Throughout that school year I had started devouring every piece of information I could find about Marilyn Monroe. Her life began speaking to me in ways I never thought possible. Her desire to be an actress much like mine from childhood, the mentally ill mother and poor family ties like a mirror of my own experiences, her perpetual aloneness, in friendship, relationship, marriage vibrated through me like the bells of Notre Dame. This sparked me to push more and more, I thought to myself 'why can't I change my life that much, also?' This beautiful, hurting orphan girl became this widely loved woman of substance and intelligence, 'who says I'm too old and damaged to reach for just a taste of her heaven?' Just as Marilyn Monroe became a refuge for Norma Jeane, Marilyn became that and so much more for me.
Over the last year and a half I have watched myself change before my very eyes. Yes, I've lost another 32 pounds, but that has taken the back burner to something else, something that I feel is so much bigger than the number on my scale (though that's not to say I have changed my fitness goals, merely taken a small break). I made moves to start modeling mostly as an impersonation of Marilyn. If you're going to do something, I believe you must push yourself to the highest level of greatness you can imagine for yourself - a girl has got to start somewhere and I began to make her the very air I breathe. You should have seen how silly I looked practicing facial expressions in the mirror, studying her body language, my fits of excitement when I realized parts of her were always in me, like that damn wiggle walk. I noticed eventually the tears stopped coming the instant I looked in a mirror. I stopped hiding my body in sweaters and jeans. I began to hold my head high as I walked rather than trying to shuffle through places unnoticed. I saw how she frolicked on the beach in 1962 her surgery scars marring her perfect porcelain skin and I stopped constantly tugging at my dress shirts tied over my heavily stretchmarked stomach. I spent an entire summer immersing myself in makeup and hair tricks and techniques, her personal regime, and found myself smiling more often as I stepped out the front door. She made me feel glamorous, she made me feel powerful, bloody well beautiful. Marilyn played a role in saving me from myself.

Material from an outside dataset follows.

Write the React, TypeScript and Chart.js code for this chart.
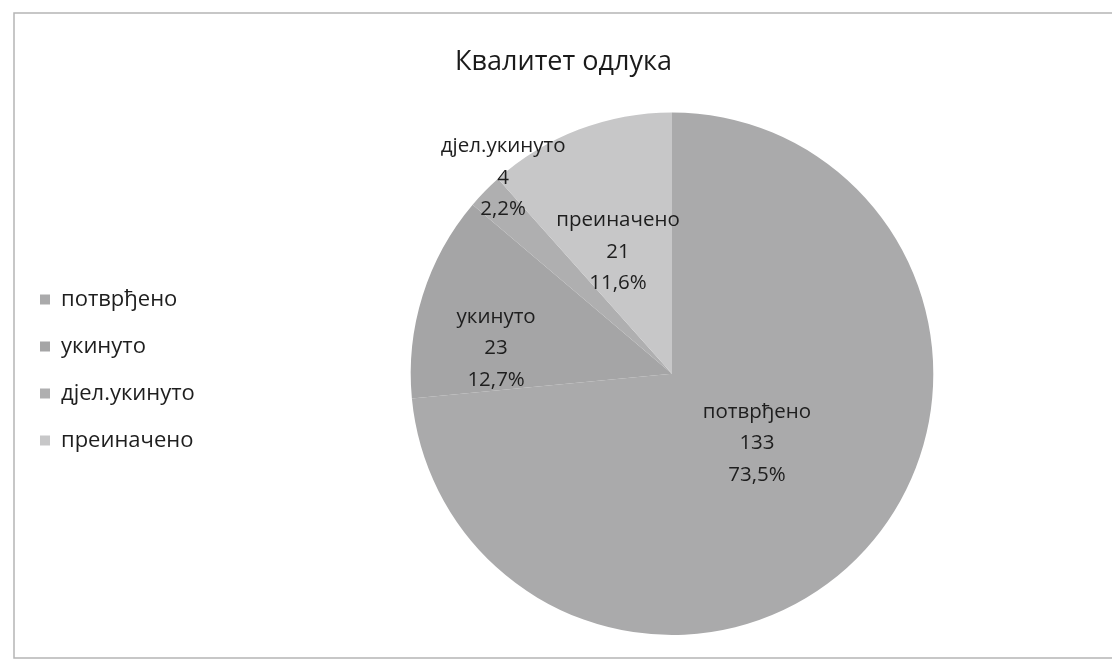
import React, { useEffect, useRef } from "react";
import { Chart, registerables } from "chart.js";

Chart.register(...registerables);

const TITLE = "Квалитет одлука";
const categories = ["потврђено", "укинуто", "дјел.укинуто", "преиначено"];
const counts = [133, 23, 4, 21];
const sliceColors = ["#aaaaab", "#a5a5a6", "#afafb0", "#c7c7c8"];
// label placement relative to each arc: fraction of outer radius, angle shift (deg)
const labelRadius = [0.42, 0.68, 0.99, 0.51];
const labelShift = [-3, -9.3, 5, -3];

const FONT = "'Open Sans', 'Noto Sans', sans-serif";
const LEGEND_MIN_WIDTH = 217;

const labelPlugin = {
  id: "sliceLabels",
  afterDatasetsDraw(chart: any) {
    const ctx = chart.ctx as CanvasRenderingContext2D;
    const meta = chart.getDatasetMeta(0);
    const data = chart.data.datasets[0].data as number[];
    const total = data.reduce((a, b) => a + b, 0);
    ctx.save();
    ctx.font = `20.5px ${FONT}`;
    ctx.fillStyle = "#1e1e1e";
    ctx.textAlign = "center";
    ctx.textBaseline = "middle";
    meta.data.forEach((arc: any, i: number) => {
      const p = arc.getProps(["x", "y", "startAngle", "endAngle", "outerRadius"], true);
      const a = (p.startAngle + p.endAngle) / 2 + (labelShift[i] * Math.PI) / 180;
      const r = p.outerRadius * labelRadius[i];
      const cx = p.x + r * Math.cos(a);
      const cy = p.y + r * Math.sin(a);
      const lines = [
        String(chart.data.labels[i]),
        String(data[i]),
        ((data[i] / total) * 100).toFixed(1).replace(".", ",") + "%",
      ];
      lines.forEach((t, k) => ctx.fillText(t, cx, cy + (k - 1) * 31.5));
    });
    ctx.restore();
  },
};

const framePlugin = {
  id: "frame",
  beforeLayout(chart: any) {
    const lg = chart.legend;
    if (lg && !lg.__widened) {
      const orig = lg.fit.bind(lg);
      lg.fit = function () {
        orig();
        this.width = Math.max(this.width, LEGEND_MIN_WIDTH);
      };
      lg.__widened = true;
    }
  },
  beforeDraw(chart: any) {
    const ctx = chart.ctx as CanvasRenderingContext2D;
    ctx.save();
    ctx.fillStyle = "#ffffff";
    ctx.fillRect(0, 0, chart.width, chart.height);
    ctx.strokeStyle = "#b5b5b5";
    ctx.lineWidth = 1.5;
    ctx.strokeRect(14, 13, chart.width, chart.height - 15);
    ctx.restore();
  },
};

export default function App() {
  const ref = useRef<HTMLCanvasElement | null>(null);
  useEffect(() => {
    if (!ref.current) return;
    Chart.defaults.font.family = FONT;
    const chart = new Chart(ref.current, {
      type: "pie",
      data: {
        labels: categories,
        datasets: [
          {
            data: counts,
            backgroundColor: sliceColors,
            borderWidth: 0,
          },
        ],
      },
      options: {
        animation: false,
        responsive: true,
        maintainAspectRatio: false,
        events: [],
        layout: { padding: { left: 15, right: 0, top: 18, bottom: 25 } },
        plugins: {
          title: {
            display: true,
            text: TITLE,
            color: "#1a1a1a",
            font: { size: 27, weight: "normal", family: FONT },
            padding: { top: 28, bottom: 34 },
          },
          legend: {
            position: "left",
            title: { display: true, text: "", font: { size: 20 }, padding: { top: 63, bottom: 0 } },
            labels: {
              boxWidth: 10,
              boxHeight: 10,
              padding: 25,
              color: "#1e1e1e",
              font: { size: 22, family: FONT },
            },
          },
          tooltip: { enabled: false },
        },
      },
      plugins: [framePlugin, labelPlugin],
    });
    return () => chart.destroy();
  }, []);
  return (
    <div style={{ position: "fixed", left: 0, top: 0, width: 1112, height: 660 }}>
      <canvas ref={ref} />
    </div>
  );
}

Currently I am about to enter the last semester of my correctional program and graduate in May (donned in the ever famous JFK birthday dress - how could I resist?). I haven't decided what I'm more excited about - endeavouring towards law school or enlarging my modeling and acting portfolio. I may write a book one day...the best part is I believe I can do all these things. I am proud of who I have become, and yes even where I have come from. I cannot say that my hardships did not make me who I am today, and let me tell you how much I love myself now (hint: a lot). I am chasing my girlhood dreams and having a damn good time doing it as I approach 25 in January, and isn't enjoying every second of the life we have the whole point?
If I can pass on anything at all via this confession it would be this; nix out toxic people from your life, especially those 'frenimies', you'll be happier for it; take care of your body, I don't mean you need to lose weight like I did (unless that makes you happy), just put the right fuel in it, pamper it with yoga or stretching, take vitamins, whatever feeling your best means to you just do it; enjoy every day, every minute of this life - you only get one; and lastly never, ever, ever stop dreaming. Bigger and better things are out there for each and every single one of you who dares to believe your stars aren't numbered.